Institutional investors must act as prudent investors. But that doesn’t exclude them from addressing environmental and social issues.

Over the last decades, there have been two broad schools of thought about the use of environmental, social and governance(ESG) criteria in investment decision making.

One view has regarded these criteria as having little to do with pension investments. Rather, advocates for these criteria, some believe, have been motivated by political, social or religious objectives. Yet, pension fiduciaries are bound to invest pension trust assets prudently, and in the best interests of plan members whose views about ethical criteria may vary quite widely. On this view, ESG criteria had little place in pension investment decision making. After all, pension funds are not charities or social movements—they are funds accumulated to pay pensions to those who will need them to live after their working lives are complete.

Recently, however, a broad consensus has begun to emerge around a second view of ESG criteria. ESG factors are relevant because they may impact on the risk/return profile of a company. Companies with poor ESG practices may be at higher risk than companies with best practices in these areas. On this view, ESG criteria are relevant to prudent investment decision making, because they bear on the value of the securities under consideration. To ignore the health-based litigation risks of tobacco companies or the environmentally based risks of polluters is imprudent and can lead to inappropriate valuations of enterprise securities. Accordingly, analysis of ESG factors is essential to a prudent and comprehensive approach to securities valuation, and ignoring these factors fails to meet the requirements of prudence.

The latter approach to ESG investments has recently been codified in the Principles for Responsible Investment(PRI), promulgated under the auspices of the United Nations Environment Program (UNEP)Finance Initiative and the U.N. Global Compact. The PRI consists of a relatively simple set of six principles that were originally endorsed by some 20 institutional investors from all over the world. In Canada, the PRI have been adopted by the Canada Pension Plan Investment Board, Quebec’s Caisse de dépôt and British Columbia’s Investment Management Corporation, and are under active consideration at many other plans as well.

The PRI approach to ESG criteria reflects the underlying view that thorough securities analyses must include an understanding of material nonfinancial factors. In today’s world, the risk of reputational damage arising from poor ESG practices, the risk of shareholder lawsuits arising from poor corporate governance or the risk of unforeseen costs to be imposed through future regulation of carbon emissions are simply too great to ignore.

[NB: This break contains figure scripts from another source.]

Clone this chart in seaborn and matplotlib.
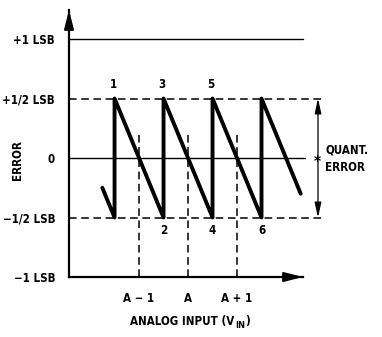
import matplotlib
matplotlib.use("Agg")
import matplotlib.pyplot as plt
import numpy as np
import pandas as pd
import seaborn as sns

# ---- data (x in LSB units, A = 0; y in LSB) ----
saw_x = [-1.75, -1.5, -1.5, -0.5, -0.5, 0.5, 0.5, 1.5, 1.5, 2.3]
saw_y = [-0.25, -0.5, 0.5, -0.5, 0.5, -0.5, 0.5, -0.5, 0.5, -0.3]
y_ticks = [-1, -0.5, 0, 0.5, 1]
y_tick_labels = ["\u22121 LSB", "\u22121/2 LSB", "0", "+1/2 LSB", "+1 LSB"]
x_ticks = [-1, 0, 1]
x_tick_labels = ["A \u2212 1", "A", "A + 1"]
peak_labels = ["1", "3", "5"]
peak_x = [-1.5, -0.5, 0.5]
trough_labels = ["2", "4", "6"]
trough_x = [-0.5, 0.5, 1.5]
quant_top = 0.5
quant_bottom = -0.5

sns.set_style("white")
plt.rcParams["font.family"] = ["DejaVu Sans"]
plt.rcParams["font.weight"] = "bold"
plt.rcParams["font.stretch"] = "condensed"
plt.rcParams["text.color"] = "black"
plt.rcParams["xtick.color"] = "black"
plt.rcParams["ytick.color"] = "black"

fs = 8.3
fig = plt.figure(figsize=(3.82, 3.37), dpi=100)
ax = fig.add_axes([69 / 382, 60 / 337, 234 / 382, 267 / 337])
ax.set_xlim(-2.43, 2.347)
ax.set_ylim(-1, 1.244)

df = pd.DataFrame({"x": saw_x, "y": saw_y})
sns.lineplot(data=df, x="x", y="y", sort=False, estimator=None,
             color="black", lw=2.8, ax=ax, zorder=5)

x_left = -2.43
x_dash_end = 2.755
# solid reference lines
ax.plot([x_left, 2.347], [1, 1], color="black", lw=1.0, clip_on=False)
ax.plot([x_left, 2.39], [0, 0], color="black", lw=1.0, clip_on=False)
# dashed half-LSB lines
for yv in (quant_top, quant_bottom):
    ax.plot([x_left, x_dash_end], [yv, yv], color="black", lw=1.1,
            linestyle=(0, (5, 3)), clip_on=False)
# dashed verticals at code centers
for xv in x_ticks:
    ax.plot([xv, xv], [-1, 0.22], color="black", lw=1.1,
            linestyle=(0, (5, 3)), clip_on=False)

# spines
for s in ("top", "right"):
    ax.spines[s].set_visible(False)
for s in ("left", "bottom"):
    ax.spines[s].set_linewidth(1.6)
    ax.spines[s].set_color("black")

# axis arrow heads
ax.annotate("", xy=(x_left, 1.244), xytext=(x_left, 1.10),
            arrowprops=dict(arrowstyle="-|>,head_length=1.1,head_width=0.28",
                            lw=1.6, color="black", shrinkA=0, shrinkB=0,
                            mutation_scale=10), annotation_clip=False)
ax.annotate("", xy=(2.347, -1), xytext=(2.1, -1),
            arrowprops=dict(arrowstyle="-|>,head_length=1.1,head_width=0.28",
                            lw=1.6, color="black", shrinkA=0, shrinkB=0,
                            mutation_scale=10), annotation_clip=False)

# quantization error double arrow
ax.annotate("", xy=(2.653, quant_top), xytext=(2.653, quant_bottom),
            arrowprops=dict(arrowstyle="<|-|>,head_length=0.9,head_width=0.2",
                            lw=0.9, color="black", shrinkA=0, shrinkB=0,
                            mutation_scale=10), annotation_clip=False)
ax.text(2.633, -0.04, "*", fontsize=11, ha="center", va="center")
ax.text(2.80, 0.067, "QUANT.", fontsize=fs, ha="left", va="center")
ax.text(2.80, -0.076, "ERROR", fontsize=fs, ha="left", va="center")

# ticks
ax.set_yticks(y_ticks)
ax.set_yticklabels(y_tick_labels, fontsize=fs, fontweight="bold")
ax.set_xticks(x_ticks)
ax.set_xticklabels(x_tick_labels, fontsize=fs, fontweight="bold")
ax.tick_params(axis="y", length=0, pad=10)
ax.tick_params(axis="x", length=0, pad=11)

# peak / trough labels
for lab, xv in zip(peak_labels, peak_x):
    ax.text(xv - 0.03, 0.62, lab, fontsize=fs, ha="center", va="center")
for lab, xv in zip(trough_labels, trough_x):
    ax.text(xv, -0.605, lab, fontsize=fs, ha="center", va="center")

ax.set_ylabel("")
ax.set_xlabel("")
fig.text(17 / 382, 1 - 160 / 337, "ERROR", rotation=90, fontsize=fs,
         ha="center", va="center")
# x-axis title with manual subscript
t1 = fig.text(0.0, 1 - 322 / 337, "ANALOG INPUT (V", fontsize=fs,
              ha="left", va="center")
t2 = fig.text(0.0, 1 - 325 / 337, "IN", fontsize=fs * 0.8,
              ha="left", va="center")
t3 = fig.text(0.0, 1 - 322 / 337, ")", fontsize=fs, ha="left", va="center")
fig.canvas.draw()
r = fig.canvas.get_renderer()
w1 = t1.get_window_extent(r).width
w2 = t2.get_window_extent(r).width
w3 = t3.get_window_extent(r).width
total = w1 + w2 + w3
x0 = 190 - total / 2
t1.set_x(x0 / 382)
t2.set_x((x0 + w1) / 382)
t3.set_x((x0 + w1 + w2) / 382)

fig.savefig("out.png", dpi=100)
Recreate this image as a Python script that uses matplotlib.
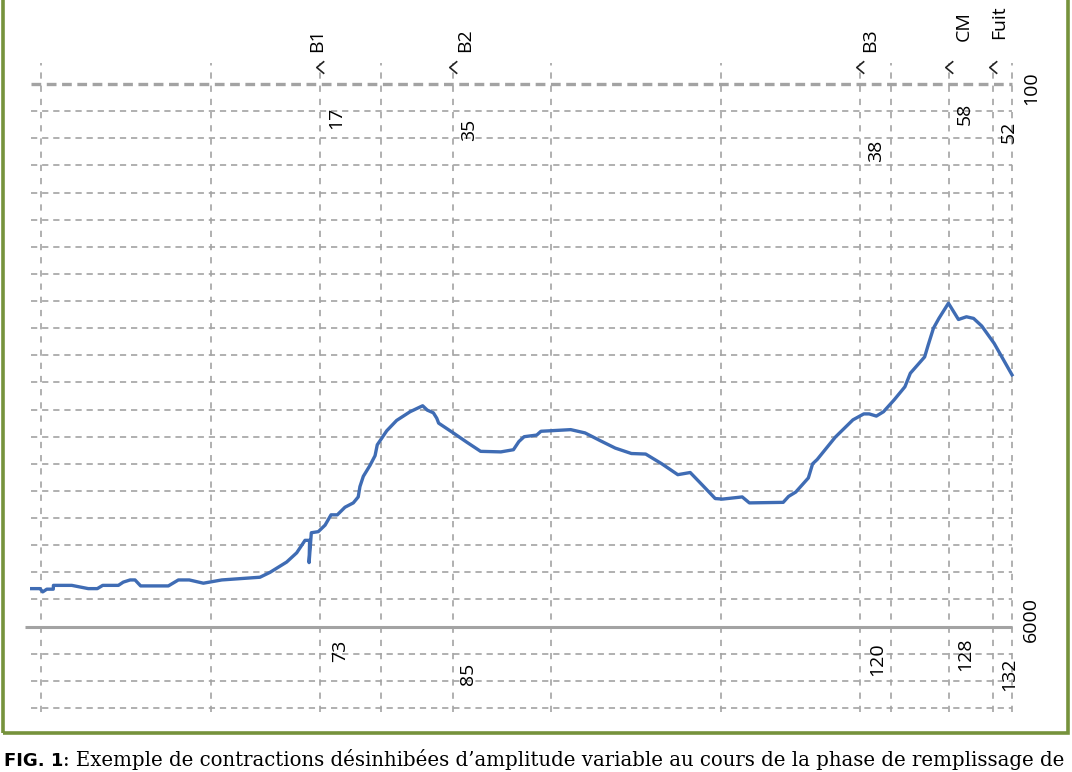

The PRI were also developed in conjunction with a legal review concerning the integration of ESG issues into institutional investment. The review was prepared specifically for the UNEP Financial Initiative in September 2005 by the London-based international law firm of Freshfields Bruckhaus Deringer. The Freshfields report considered relevant legal criteria across a range of jurisdictions and concluded that, in general, it was appropriate, if not essential, to consider ESG criteria in investment decision making within the risk/return securities valuation paradigm. On the other hand, the Freshfields report noted that the primary purpose of pension plans in particular was financial and did not support using pension funds to achieve ESG for purely political or social reasons.

With the PRI, and the accompanying Freshfields report, there is now ample support for the proposition that considering ESG risks and opportunities within the risk/return context of prudent portfolio investing is entirely appropriate. Pension funds that do not attend to these factors may have some explaining to do in the future.